THM et cardio-vasculaire : la fenêtre d’intervention en question !

Alors qu’une douzaine d’anciennes études d’observation semblait montrer une association positive entre traitement hormonal de la ménopause (THM) et maladies coronariennes, les données des essais randomisés contrôlés lui accordaient des effets nuls voire néfastes. La notion de fenêtre d’intervention a vu le jour récemment expliquant ce paradoxe apparent : les effets bénéfiques des hormones dépendraient en effet de leur délai d’introduction.  Le THM initié rapidement dès le début de la ménopause protègerait de l’athérome les artères encore saines des femmes jeunes alors qu’un début plus tardif sur des vaisseaux « vieillissants » serait délétère.

Une équipe californienne a voulu testé cette « timming hypothesis » en initiant un THM dans une étude randomisée versus placebo en séparant les femmes selon le délai depuis leur ménopause : ainsi est née l’étude Early versus Late Intervention Trial with Estradiol (ELITE). La surveillance sur 5 ans a porté principalement sur l’épaisseur de l’intima-média mesurée tous les 6 mois ainsi qu’une mesure du degré d’athérome par scanner.
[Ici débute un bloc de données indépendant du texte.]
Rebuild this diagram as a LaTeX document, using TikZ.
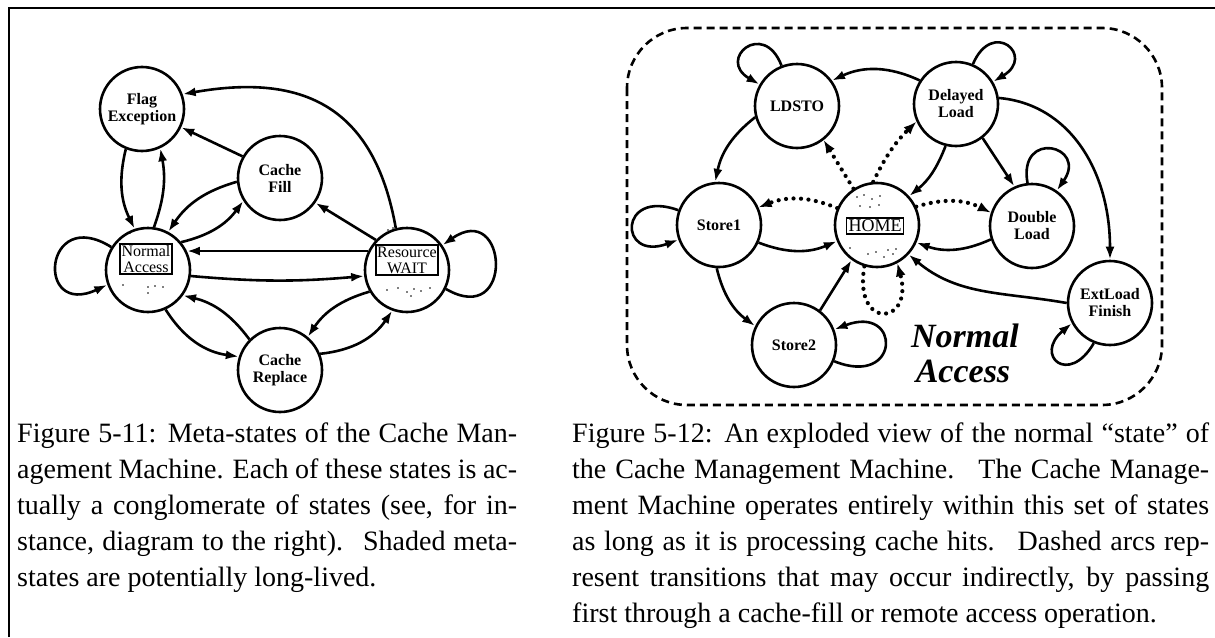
\documentclass[tikz,border=0pt]{standalone}
\usepackage{fontspec}
\setmainfont{Liberation Serif}
\usetikzlibrary{arrows.meta}
\begin{document}
\begin{tikzpicture}[x=1pt,y=1pt,
  st/.style={circle, draw, line width=2.6pt, minimum size=84pt, inner sep=0pt, align=center,
             font=\fontsize{16}{17}\selectfont\bfseries},
  bx/.style={draw, line width=1.6pt, inner sep=1.5pt, align=center, font=\fontsize{16}{16}\selectfont},
  hb/.style={draw, line width=1.8pt, inner sep=2pt, font=\fontsize{18}{18}\selectfont},
  tr/.style={line width=2.6pt, -{Latex[length=13pt,width=9pt]}},
  dt/.style={line width=4.2pt, dash pattern=on 0pt off 7.5pt, line cap=round, -{Latex[length=13pt,width=10pt]}},
  captext/.style={anchor=base west, inner sep=0pt, font=\fontsize{28}{36}\selectfont},
  big/.style={anchor=base, inner sep=0pt, font=\fontsize{34}{36}\selectfont\bfseries\itshape},
  speck/.style={fill=black}
]
\useasboundingbox (0,0) rectangle (1215,-637);
% frame
\draw[line width=1.5pt] (9,-637) -- (9,-8) -- (1215,-8);

% ---------------- left diagram ----------------
\node[st] (flag) at (142,-109) {Flag\\Exception};
\node[st] (fill) at (280,-178) {Cache\\Fill};
\node[st] (norm) at (148,-270) {};
\node[st] (res) at (407,-270) {};
\node[st] (repl) at (280,-370) {Cache\\Replace};
\node[bx] (normt) at (146,-259) {Normal\\Access};
\node[bx] (rest) at (407,-260) {Resource\\WAIT};
\foreach \p in {(130,-233),(123,-285),(148,-287),(155,-286),(163,-287),(148,-293),
                (388,-230),(393,-228),(387,-290),(398,-288),(407,-292),(414,-289),(421,-291),(430,-288),(411,-296)}
  \fill[speck] \p circle (0.8pt);

\draw[tr] (flag.-112) to[bend right=20] (norm.108);
\draw[tr] (norm.82) to[bend right=15] (flag.-65);
\draw[tr] (fill.150) -- (flag.-25);
\draw[tr] (res.105) to[out=100,in=10,looseness=1.25] (flag.20);
\draw[tr] (fill.185) to[bend right=20] (norm.62);
\draw[tr] (norm.40) to[bend right=20] (fill.212);
\draw[tr] (res.136) -- (fill.-35);
\draw[tr] (res.154) -- (norm.26);
\draw[tr] (norm.-8) to[bend right=5] (res.188);
\draw[tr] (repl.135) to[bend right=20] (norm.-36);
\draw[tr] (norm.-66) to[bend right=25] (repl.162);
\draw[tr] (repl.22) to[bend right=25] (res.-110);
\draw[tr] (res.-150) to[bend right=20] (repl.50);
\draw[tr] (norm.148) .. controls +(148:80) and +(205:80) .. (norm.200);
\draw[tr] (res.-26) .. controls +(-30:80) and +(35:80) .. (res.35);

% ---------------- right diagram ----------------
\draw[line width=2.6pt, dash pattern=on 8pt off 5pt, rounded corners=60pt] (627,-28) rectangle (1162,-405);
\node[st] (ldsto) at (797,-106) {LDSTO};
\node[st] (delay) at (956,-104) {Delayed\\Load};
\node[st] (store1) at (719,-225) {Store1};
\node[st] (home) at (877,-225) {};
\node[hb] (homet) at (875,-226) {HOME};
\node[st] (dbl) at (1032,-226) {Double\\Load};
\node[st] (ext) at (1110,-303) {ExtLoad\\Finish};
\node[st] (store2) at (794,-345) {Store2};
\foreach \p in {(857,-197),(864,-195),(872,-199),(880,-196),(860,-206),(870,-207),(879,-205),
                (850,-248),(868,-254),(876,-252),(888,-250),(893,-254),(896,-249),(884,-257)}
  \fill[speck] \p circle (0.8pt);

\draw[tr] (delay.147) to[bend right=25] (ldsto.36);
\draw[tr] (ldsto.-165) to[bend right=20] (store1.95);
\draw[dt] (home.123) -- (ldsto.-52);
\draw[dt] (home.95) to[bend left=10] (delay.-156);
\draw[tr] (delay.-104) to[bend left=15] (home.42);
\draw[tr] (delay.-52) -- (dbl.114);
\draw[tr] (delay.8) .. controls +(-5:70) and +(90:90) .. (ext.90);
\draw[dt] (home.157) to[bend right=22] (store1.24);
\draw[dt] (home.25) to[bend left=22] (dbl.162);
\draw[tr] (store1.-24) to[bend right=22] (home.-158);
\draw[tr] (dbl.-162) to[bend left=22] (home.-24);
\draw[tr] (ext.180) to[out=170,in=-40] (home.-43);
\draw[tr] (store1.-93) to[bend right=20] (store2.154);
\draw[tr] (store2.53) -- (home.-126);
% self loops
\draw[tr] (store1.160) .. controls +(160:64) and +(200:64) .. (store1.200);
\draw[tr] (store2.-22) .. controls +(-22:72) and +(21:72) .. (store2.21);
\draw[dt] (home.-107) .. controls +(-100:65) and +(-75:65) .. (home.-62);
\draw[tr] (ldsto.111) .. controls +(111:50) and +(150:50) .. (ldsto.150);
\draw[tr] (delay.67) .. controls +(67:50) and +(31:50) .. (delay.31);
\draw[tr] (dbl.96) .. controls +(100:55) and +(55:55) .. (dbl.55);
\draw[tr] (ext.-112) .. controls +(-120:50) and +(220:50) .. (ext.208);

\node[big] (na1) at (965,-347) {Normal};
\node[big] (na2) at (963,-382) {Access};

% ---------------- captions ----------------
\node[captext] (l1) at (17,-442) {\makebox[500pt][s]{Figure 5-11: Meta-states of the Cache Man-}};
\node[captext] (l2) at (17,-478) {\makebox[500pt][s]{agement Machine. Each of these states is ac-}};
\node[captext] (l3) at (17,-514) {\makebox[500pt][s]{tually a conglomerate of states (see, for in-}};
\node[captext] (l4) at (17,-550) {\makebox[500pt][s]{stance, diagram to the right). \ Shaded meta-}};
\node[captext] (l5) at (17,-586) {states are potentially long-lived.};

\node[captext] (r1) at (572,-442) {\makebox[637pt][s]{Figure 5-12: An exploded view of the normal “state” of}};
\node[captext] (r2) at (572,-478) {\makebox[637pt][s]{the Cache Management Machine. \ The Cache Manage-}};
\node[captext] (r3) at (572,-514) {\makebox[637pt][s]{ment Machine operates entirely within this set of states}};
\node[captext] (r4) at (572,-550) {\makebox[637pt][s]{as long as it is processing cache hits. \ Dashed arcs rep-}};
\node[captext] (r5) at (572,-586) {\makebox[637pt][s]{resent transitions that may occur indirectly, by passing}};
\node[captext] (r6) at (572,-622) {first through a cache-fill or remote access operation.};
\end{tikzpicture}
\end{document}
Ainsi, 643 femmes « en bonne santé » ont été recrutées : 271 ménopausées depuis moins de 6 ans et 372 depuis plus de 10 ans. Dans chaque groupe, une randomisation (1/1) a permis de traiter environ la moitié des femmes par 1 mg/j de 17β estradiol oral (associé à la progestérone micronisée en l’absence d’hystérectomie antérieure), l’autre moitié étant sous placebo.

L’évaluation de l’épaisseur intima-média après 5 ans montrait une évolution significativement différente dans les 2 groupes (p=0,007). Chez les femmes traitées précocement après le début de leur ménopause, la progression de l’épaisseur intima-média était significativement diminuée par rapport aux femmes sous placebo : - 0,0034 mm/an (IC à 95% - 0,0062à -0,0008  p=0,008). La progestérone associée chez les femmes non hystérectomisées ne modifiait pas ces résultats bénéfiques.  A l’inverse, chez les femmes ménopausées depuis plus de 10 ans, le THM ne permettait pas de freiner l’évolution de l’athérome. En revanche, l’étude par coupes tomodensitométriques des plaques, dépôts calciques et sténoses artérielles ne permettait pas de mettre en évidence de différence entre les groupes.

Cette étude semble donc confirmer l’hypothèse de la fenêtre d’intervention : un THM apparait réduire la progression de l’épaisseur intima-média (facteur prédictif des évènements cardio-vasculaires) uniquement s’il est initié précocement après l’installation de la ménopause. En revanche, celui-ci serait sans impact sur un athérome déjà constitué avec des artères déjà altérées. Les récepteurs des estrogènes situés sur les parois vasculaires pourraient en effet disparaitre en l’absence de traitement rapidement après la ménopause. Ces données expliquent les résultats négatifs de certains essais randomisés (femmes plus âgées recrutées) et des études chez des patientes atteintes de coronaropathie avérée.

La mise en route d’un THM dès la ménopause pourrait éviter le développement de lésions artérielles qui, une fois constituées, ne peuvent régresser. Cependant, cette étude ne permet pas répondre à la question  le rôle du THM sur les évènements cardio-vasculaires (IDM et AVC) dont l’origine implique d’autres facteurs comme les facteurs thrombotiques et les ruptures de plaques.

 

Hodis HN, Mack WJ, Henderson VW et al. Vascular effects of early versus late postmenopausal treatment with estradiol. N Eng J Med 2016; 374: 1221-31.